While the Gilroy education community can celebrate the astonishing achievement of its second-year charter school, the news also lends itself to vast encouragement for Hollister.
That is because Gilroy Prep School – which will receive an Academic Placement Index score of between 960 and 970 in its first year taking the test, a record for new charters in California and the most in the district’s history – has plans to open a campus here in 2013-14.
Although charter school skeptics are correct in pointing out the hit-and-miss nature of the reform models – because fragmented experimentation inevitably results in some failures – these results point to an achievement level that should give the Hollister School District, its parents and its students great optimism moving ahead.

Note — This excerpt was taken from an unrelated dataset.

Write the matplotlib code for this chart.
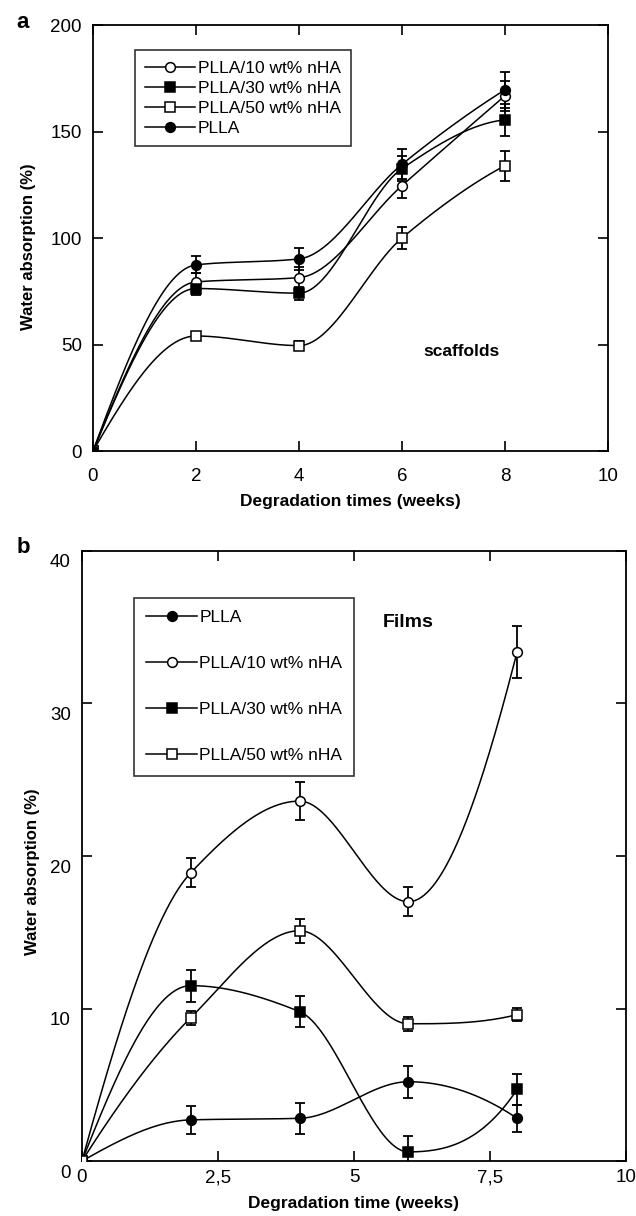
import numpy as np
import matplotlib.pyplot as plt
from matplotlib.transforms import ScaledTranslation

plt.rcParams['font.family'] = ['Liberation Sans', 'DejaVu Sans']

# ---- scaffolds (panel a)
weeks_a = [0, 2, 4, 6, 8]
pl_a = [0, 87.4, 90.2, 134.6, 169.6]
pl_a_err = [0, 4, 5, 7, 8.5]
p10_a = [0, 79.4, 81.4, 124.6, 166.8]
p10_a_err = [0, 4, 5, 6, 7]
p30_a = [0, 76.3, 74.1, 132.6, 155.5]
p30_a_err = [0, 3, 3, 6, 7.5]
p50_a = [0, 54.0, 49.5, 100.0, 134.0]
p50_a_err = [0, 2, 2, 5, 7]

# ---- films (panel b)
weeks_b = [0, 2, 4, 6, 8]
pl_b = [0, 2.7, 2.8, 5.2, 2.8]
pl_b_err = [0, 0.9, 1.0, 1.05, 0.9]
p10_b = [0, 18.9, 23.6, 17.0, 33.4]
p10_b_err = [0, 0.95, 1.25, 0.95, 1.7]
p30_b = [0, 11.5, 9.8, 0.6, 4.7]
p30_b_err = [0, 1.05, 1.0, 1.05, 1.0]
p50_b = [0, 9.4, 15.1, 9.0, 9.6]
p50_b_err = [0, 0.45, 0.8, 0.45, 0.45]


def pchip(x, y, n=300):
    # shape preserving cubic (Fritsch-Carlson) through the points
    x = np.asarray(x, float)
    y = np.asarray(y, float)
    h = np.diff(x)
    d = np.diff(y) / h
    k = len(x)
    m = np.zeros(k)
    for i in range(1, k - 1):
        if d[i - 1] * d[i] > 0:
            w1 = 2 * h[i] + h[i - 1]
            w2 = h[i] + 2 * h[i - 1]
            m[i] = (w1 + w2) / (w1 / d[i - 1] + w2 / d[i])

    def edge(h0, h1, d0, d1):
        s = ((2 * h0 + h1) * d0 - h0 * d1) / (h0 + h1)
        if np.sign(s) != np.sign(d0):
            return 0.0
        if np.sign(d0) != np.sign(d1) and abs(s) > 3 * abs(d0):
            return 3 * d0
        return s

    m[0] = edge(h[0], h[1], d[0], d[1])
    m[-1] = edge(h[-1], h[-2], d[-1], d[-2])
    xs = np.linspace(x[0], x[-1], n)
    idx = np.clip(np.searchsorted(x, xs) - 1, 0, k - 2)
    hh = h[idx]
    t = (xs - x[idx]) / hh
    ys = ((2 * t**3 - 3 * t**2 + 1) * y[idx] + (t**3 - 2 * t**2 + t) * hh * m[idx]
          + (-2 * t**3 + 3 * t**2) * y[idx + 1] + (t**3 - t**2) * hh * m[idx + 1])
    return xs, ys


def draw(ax, x, y, err, marker, fill, label):
    xs, ys = pchip(x, y)
    ax.plot(xs, ys, color='k', lw=1.1, zorder=2)
    ax.errorbar(x[1:], y[1:], yerr=err[1:], fmt='none', ecolor='k',
                elinewidth=1.3, capsize=3.5, capthick=1.3, zorder=3)
    ax.plot(x, y, ls='none', marker=marker, ms=7, mfc=fill, mec='k',
            mew=1.1, zorder=4)
    h, = ax.plot([], [], color='k', lw=1.1, marker=marker, ms=7,
                 mfc=fill, mec='k', mew=1.1, label=label)
    return h


fig = plt.figure(figsize=(6.36, 12.16), dpi=100)
ax1 = fig.add_axes([0.1462, 0.6291, 0.8097, 0.3503])
ax2 = fig.add_axes([0.1289, 0.0452, 0.8553, 0.5017])

h10 = draw(ax1, weeks_a, p10_a, p10_a_err, 'o', 'white', 'PLLA/10 wt% nHA')
h30 = draw(ax1, weeks_a, p30_a, p30_a_err, 's', 'k', 'PLLA/30 wt% nHA')
h50 = draw(ax1, weeks_a, p50_a, p50_a_err, 's', 'white', 'PLLA/50 wt% nHA')
hpl = draw(ax1, weeks_a, pl_a, pl_a_err, 'o', 'k', 'PLLA')

ax1.set_xlim(0, 10)
ax1.set_ylim(0, 200)
ax1.set_xticks([0, 2, 4, 6, 8, 10])
ax1.set_yticks([0, 50, 100, 150, 200])
ax1.set_xlabel('Degradation times (weeks)', fontsize=12.5, fontweight='bold',
               va='top')
ax1.set_ylabel('Water absorption (%)', fontsize=12, fontweight='bold')
ax1.xaxis.set_label_coords(0.5, -0.1)
ax1.yaxis.set_label_coords(-0.11, 0.479)
ax1.text(7.16, 46.8, 'scaffolds', fontsize=12.5, fontweight='bold',
         ha='center', va='center')
ax1.text(-0.136, 1.005, 'a', transform=ax1.transAxes, fontsize=16,
         fontweight='bold', ha='center', va='center')
leg1 = ax1.legend(handles=[h10, h30, h50, hpl], loc='upper left',
                  bbox_to_anchor=(0.081, 0.941), frameon=True, fancybox=False,
                  edgecolor='k', fontsize=12.5, handlelength=2.9,
                  handletextpad=0.15, labelspacing=0.28, borderpad=0.6,
                  borderaxespad=0)
leg1.get_frame().set_linewidth(1.2)

g_pl = draw(ax2, weeks_b, pl_b, pl_b_err, 'o', 'k', 'PLLA')
g10 = draw(ax2, weeks_b, p10_b, p10_b_err, 'o', 'white', 'PLLA/10 wt% nHA')
g30 = draw(ax2, weeks_b, p30_b, p30_b_err, 's', 'k', 'PLLA/30 wt% nHA')
g50 = draw(ax2, weeks_b, p50_b, p50_b_err, 's', 'white', 'PLLA/50 wt% nHA')

ax2.set_xlim(0, 10)
ax2.set_ylim(0, 40)
ax2.set_xticks([0, 2.5, 5, 7.5, 10])
ax2.set_xticklabels(['0', '2,5', '5', '7,5', '10'])
ax2.set_yticks([0, 10, 20, 30, 40])
ax2.set_xlabel('Degradation time (weeks)', fontsize=12.5, fontweight='bold',
               va='top')
ax2.set_ylabel('Water absorption (%)', fontsize=12, fontweight='bold')
ax2.xaxis.set_label_coords(0.5, -0.057)
ax2.yaxis.set_label_coords(-0.077, 0.475)
ax2.text(6.0, 35.3, 'Films', fontsize=14, fontweight='bold',
         ha='center', va='center')
ax2.text(-0.108, 1.005, 'b', transform=ax2.transAxes, fontsize=16,
         fontweight='bold', ha='center', va='center')
leg2 = ax2.legend(handles=[g_pl, g10, g30, g50], loc='upper left',
                  bbox_to_anchor=(0.096, 0.923), frameon=True, fancybox=False,
                  edgecolor='k', fontsize=12.5, handlelength=2.9,
                  handletextpad=0.15, labelspacing=1.78, borderpad=0.7,
                  borderaxespad=0)
leg2.get_frame().set_linewidth(1.2)

for ax in (ax1, ax2):
    ax.tick_params(direction='in', length=7, width=1.2, labelsize=13.5,
                   top=True, right=True)
    ax.tick_params(axis='y', pad=8)
    for s in ax.spines.values():
        s.set_linewidth(1.3)
ax1.tick_params(axis='x', pad=12)
ax2.tick_params(axis='x', pad=6)

# y tick labels of the films panel sit a little below their ticks
shift = ScaledTranslation(0, -10 / 100, fig.dpi_scale_trans)
for lab in ax2.get_yticklabels():
    lab.set_transform(lab.get_transform() + shift)

fig.savefig('out.png', dpi=100)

Hollister can use that encouragement and such a bright prospect, considering its historically low scores and continual challenges with a large proportion of English learners.

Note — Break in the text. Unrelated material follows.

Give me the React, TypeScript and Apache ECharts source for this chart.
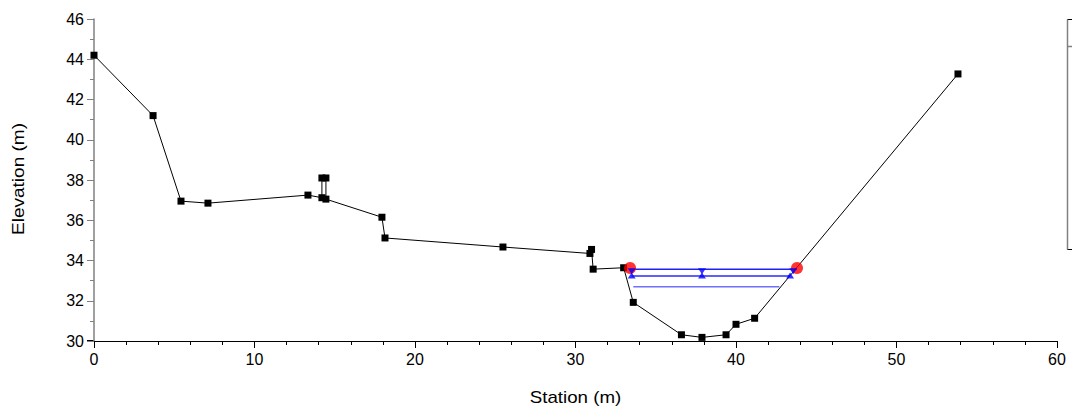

The local district has taken positive steps toward offering alternative models, such as the Accelerated Achievement Academy that scored 955 in the most recent API results. But there is plenty of room for improvement district wide when you consider the highest-scoring conventional school in the district was Cerra Vista at 833 and the lowest was Calaveras Elementary at 689 – with 800 considered the base and 1,000 as the highest possible score.
Among Gilroy Prep’s focuses remains the inclusion of English learners – a demographic with an API of just 707 in the Hollister district this last time around. The Gilroy charter, as other similar schools do, aggressively addresses the practices and factors that drag down the education system here and elsewhere.
Gilroy Prep features a longer school day, no teachers’ union or accompanying tenure designations, broader use of technology instead of traditional textbooks, a focus on proper behavior and teaching methods that encourage interaction.
And then there are the $2,500 bonuses for the Gilroy Prep teachers for surpassing the API goal – a form of merit pay, an example of accountability, that public teachers unions so dread.
Fearing change won’t accomplish anything. Hollister should welcome the Gilroy Prep educators. Any additional costs, if successful, would be offset by a much higher standard of learning and achievement, which can spur funding gains.
Other conventional schools would benefit, too, as they would have access to unconventional teaching methods that have produced success for our neighbors to the northwest.